5. Specify the Output Format

Explicitly tell the model exactly how you want the output to be structured. If you don't, you'll get a simple paragraph by default.

Instead of: "List the planets in the solar system." Try: "Provide a list of the planets in our solar system in a two-column Markdown table. The first column should be the planet's name, and the second should be its distance from the sun."

6. Provide Examples (Few-Shot)

For complex or nuanced tasks, showing is better than telling. Provide a few examples of the input-output pattern you want the model to follow.

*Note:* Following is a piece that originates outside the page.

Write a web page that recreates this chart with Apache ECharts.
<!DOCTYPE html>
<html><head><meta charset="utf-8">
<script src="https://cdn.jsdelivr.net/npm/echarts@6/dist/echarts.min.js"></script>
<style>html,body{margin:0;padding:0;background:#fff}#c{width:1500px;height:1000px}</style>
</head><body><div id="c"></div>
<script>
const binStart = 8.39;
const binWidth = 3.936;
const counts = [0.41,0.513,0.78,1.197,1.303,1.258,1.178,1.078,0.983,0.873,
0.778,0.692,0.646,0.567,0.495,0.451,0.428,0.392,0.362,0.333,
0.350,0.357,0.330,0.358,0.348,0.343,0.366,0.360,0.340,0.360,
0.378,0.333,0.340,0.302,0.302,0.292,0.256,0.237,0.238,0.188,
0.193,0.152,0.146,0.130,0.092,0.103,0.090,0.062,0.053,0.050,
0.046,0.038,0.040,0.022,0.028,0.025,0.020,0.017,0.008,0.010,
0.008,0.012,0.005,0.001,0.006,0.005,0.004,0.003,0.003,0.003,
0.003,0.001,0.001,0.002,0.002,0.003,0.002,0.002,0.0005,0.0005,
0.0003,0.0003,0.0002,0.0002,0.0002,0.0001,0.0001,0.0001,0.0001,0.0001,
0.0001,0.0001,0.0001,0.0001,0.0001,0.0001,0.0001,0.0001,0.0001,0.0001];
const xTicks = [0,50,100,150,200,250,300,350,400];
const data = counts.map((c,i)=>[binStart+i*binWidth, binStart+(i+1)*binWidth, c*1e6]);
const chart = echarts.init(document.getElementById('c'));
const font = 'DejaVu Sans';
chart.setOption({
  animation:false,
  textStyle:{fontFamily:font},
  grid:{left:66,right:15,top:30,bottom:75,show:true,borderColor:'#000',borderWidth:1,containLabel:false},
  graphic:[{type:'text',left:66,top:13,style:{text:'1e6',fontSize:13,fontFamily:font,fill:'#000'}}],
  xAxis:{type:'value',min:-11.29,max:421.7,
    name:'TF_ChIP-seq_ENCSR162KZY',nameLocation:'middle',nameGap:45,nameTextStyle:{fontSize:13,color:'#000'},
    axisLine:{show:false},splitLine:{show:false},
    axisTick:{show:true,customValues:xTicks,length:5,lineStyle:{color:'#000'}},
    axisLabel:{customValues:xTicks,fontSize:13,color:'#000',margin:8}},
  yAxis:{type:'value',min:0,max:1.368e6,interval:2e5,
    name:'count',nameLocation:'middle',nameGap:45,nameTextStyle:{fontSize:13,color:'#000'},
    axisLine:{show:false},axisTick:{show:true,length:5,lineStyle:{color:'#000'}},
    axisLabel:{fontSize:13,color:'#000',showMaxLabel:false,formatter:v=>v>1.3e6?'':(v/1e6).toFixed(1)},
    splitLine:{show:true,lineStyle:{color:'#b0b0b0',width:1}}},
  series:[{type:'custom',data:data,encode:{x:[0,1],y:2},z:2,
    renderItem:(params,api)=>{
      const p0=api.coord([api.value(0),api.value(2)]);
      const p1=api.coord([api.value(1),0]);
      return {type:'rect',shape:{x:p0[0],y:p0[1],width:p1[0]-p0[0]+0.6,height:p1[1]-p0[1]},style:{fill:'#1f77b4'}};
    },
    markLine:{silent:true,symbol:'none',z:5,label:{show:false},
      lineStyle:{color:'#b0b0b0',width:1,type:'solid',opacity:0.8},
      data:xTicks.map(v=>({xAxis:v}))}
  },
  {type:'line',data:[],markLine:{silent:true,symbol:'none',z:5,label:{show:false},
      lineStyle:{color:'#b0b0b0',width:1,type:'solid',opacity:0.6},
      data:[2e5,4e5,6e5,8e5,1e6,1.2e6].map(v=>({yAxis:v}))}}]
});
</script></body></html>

Try: Extract the main emotion from the text. Text: "I'm so excited, I can't wait for the concert!" Emotion: Joy Text: "I've reviewed the documents and they are not acceptable." Emotion: Disappointment Text: "The quiet rain on the roof is so peaceful." Emotion:

7. Break Down Complex Tasks

If a task requires multiple steps, don't try to solve it in one giant prompt. Chain multiple, simpler prompts together. The output of one prompt can become the context for the next. This is more reliable and easier to debug.

8. Refine Iteratively

Your first prompt will rarely be your best. Treat prompting as an empirical process. Start with a simple prompt, see what the model produces, and refine it by adding more context, clarifying instructions, or adjusting the format until you get the desired result.